Lecturer: Cristina Rodriguez, J.D.
Lecture: "Partisan Polarization, the Supreme Court, and Prospects for Reform."
Thursday, February 23, 2023
Lecture Begins: 5:30 PM
UNM School of Law 


Image of Cristina Rodriguez

This endowed lecture honors the memory of highly respected trial lawyer John F. Simms, who served on the New Mexico Supreme Court and as a University of New Mexico Regent. Past Simms Lecturers have included justices of the United States Supreme Court, presidents of universities, law deans and professors, high-level government officials, and United States Court of Appeals judges.

Cristina Rodríguez, J.D.

Cristina Rodríguez is the Leighton Homer Surbeck Professor of Law and Counselor to the Dean at Yale Law School. Her fields of research and teaching include constitutional law and theory, immigration law and policy, administrative law and process and citizenship theory.

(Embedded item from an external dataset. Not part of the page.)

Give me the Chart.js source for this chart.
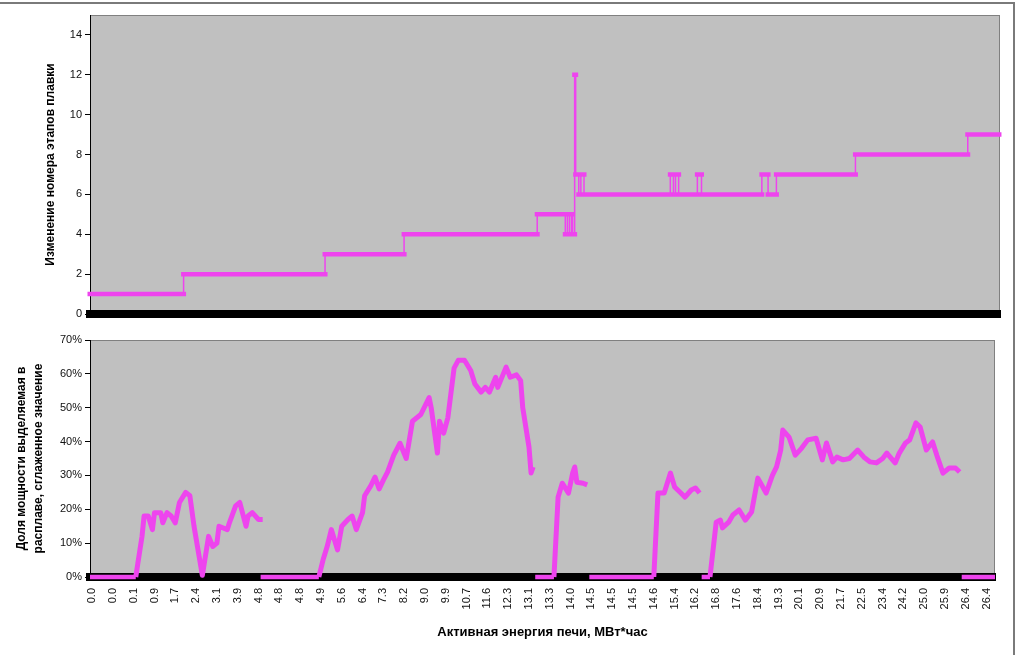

In 2021, she was appointed by President Biden to co-chair the Commission on the Supreme Court of the United States. Her recent writings include the 2020 Foreword to the Harvard Law Review, “Regime Change,” and the book, The President and Immigration Law, co-authored with Adam Cox and published by Oxford University Press in September 2020. In recent years, her work has focused on the relationships between administrative and executive governance and democratic politics and decision-making.

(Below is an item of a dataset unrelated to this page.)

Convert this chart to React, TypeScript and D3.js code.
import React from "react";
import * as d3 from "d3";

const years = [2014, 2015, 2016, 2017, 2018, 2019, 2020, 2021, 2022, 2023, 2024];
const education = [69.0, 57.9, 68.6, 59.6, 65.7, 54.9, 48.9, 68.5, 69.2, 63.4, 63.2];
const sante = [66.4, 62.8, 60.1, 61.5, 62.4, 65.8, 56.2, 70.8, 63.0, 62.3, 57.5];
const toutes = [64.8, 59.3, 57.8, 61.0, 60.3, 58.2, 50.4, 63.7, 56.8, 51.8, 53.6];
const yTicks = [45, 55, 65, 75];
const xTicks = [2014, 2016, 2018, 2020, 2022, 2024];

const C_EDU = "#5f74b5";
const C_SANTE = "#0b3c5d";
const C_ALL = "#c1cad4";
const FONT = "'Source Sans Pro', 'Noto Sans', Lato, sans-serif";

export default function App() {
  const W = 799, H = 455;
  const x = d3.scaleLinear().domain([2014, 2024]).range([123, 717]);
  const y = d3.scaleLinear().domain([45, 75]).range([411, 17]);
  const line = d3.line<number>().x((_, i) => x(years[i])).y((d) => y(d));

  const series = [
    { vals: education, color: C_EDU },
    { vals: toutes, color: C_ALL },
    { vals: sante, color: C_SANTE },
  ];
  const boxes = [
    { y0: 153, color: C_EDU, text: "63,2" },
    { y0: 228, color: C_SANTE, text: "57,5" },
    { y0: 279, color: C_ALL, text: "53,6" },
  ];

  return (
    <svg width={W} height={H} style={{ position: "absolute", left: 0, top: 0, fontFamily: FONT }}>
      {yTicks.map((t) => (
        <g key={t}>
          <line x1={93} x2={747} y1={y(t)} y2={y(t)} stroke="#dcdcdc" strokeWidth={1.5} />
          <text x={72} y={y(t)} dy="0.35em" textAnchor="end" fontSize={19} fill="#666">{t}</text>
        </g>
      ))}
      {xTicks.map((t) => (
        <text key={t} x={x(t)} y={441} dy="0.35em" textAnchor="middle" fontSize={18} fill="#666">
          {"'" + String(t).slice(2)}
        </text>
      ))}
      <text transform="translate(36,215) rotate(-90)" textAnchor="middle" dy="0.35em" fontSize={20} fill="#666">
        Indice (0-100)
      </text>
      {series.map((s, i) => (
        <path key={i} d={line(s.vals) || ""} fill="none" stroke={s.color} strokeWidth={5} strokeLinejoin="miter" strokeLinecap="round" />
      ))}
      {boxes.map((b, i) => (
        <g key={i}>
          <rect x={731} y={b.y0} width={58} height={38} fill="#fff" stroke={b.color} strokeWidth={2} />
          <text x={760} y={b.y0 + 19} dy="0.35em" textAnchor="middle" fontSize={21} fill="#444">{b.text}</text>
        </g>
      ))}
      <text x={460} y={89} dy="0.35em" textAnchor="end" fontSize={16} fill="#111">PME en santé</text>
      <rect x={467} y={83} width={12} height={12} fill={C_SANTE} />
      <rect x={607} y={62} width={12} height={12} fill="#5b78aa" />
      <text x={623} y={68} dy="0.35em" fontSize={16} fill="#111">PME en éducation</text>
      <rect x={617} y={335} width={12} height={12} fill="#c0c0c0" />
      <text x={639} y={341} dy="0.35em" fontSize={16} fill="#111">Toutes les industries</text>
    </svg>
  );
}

She has turned to immigration law and related areas as vehicles through which to explore how the allocation and exercise of power (through federalism, the separation of powers, and the structure of the bureaucracy) shapes the management and resolution of legal and political conflict. Her work also has examined the effects of immigration on society and culture, as well as the legal and political strategies societies adopt to absorb immigrant populations. Rodríguez joined Yale Law School in 2013 after serving for two years as Deputy Assistant Attorney General in the Office of Legal Counsel at the U.S. Department of Justice.

She was on the faculty at the New York University School of Law from 2004–2012 and has been Visiting Professor of Law at Stanford, Harvard, and Columbia Law Schools. She is a member of the American Academy of Arts and Sciences and the American Law Institute, a trustee and non-resident fellow of the Migration Policy Institute in Washington, D.C., and a past member of the Council on Foreign Relations. She earned her B.A. and J.D. degrees from Yale and attended Oxford University as a Rhodes Scholar, where she received a Master of Letters in Modern History. Following law school, Rodríguez clerked for Judge David S. Tatel of the U.S. Court of Appeals for the D.C. Circuit and Justice Sandra Day O’Connor of the U.S. Supreme Court.

"Partisan Polarization, the Supreme Court, and Prospects for Reform."

The Constitution and the institutions it creates should form a government whose structures work well in the sense that they together should enable democracy, self-government, and human flourishing. But public confidence in our constitutional institutions, including the historically vaunted Supreme Court, has eroded substantially in recent years, and the political culture that sustains these institutions is riven, alienating, and polarized. With a focus on recent calls to reform the Supreme Court, this lecture will consider whether and how institutional reform might revitalize our constitutional government, with an emphasis on the great stakes of these questions.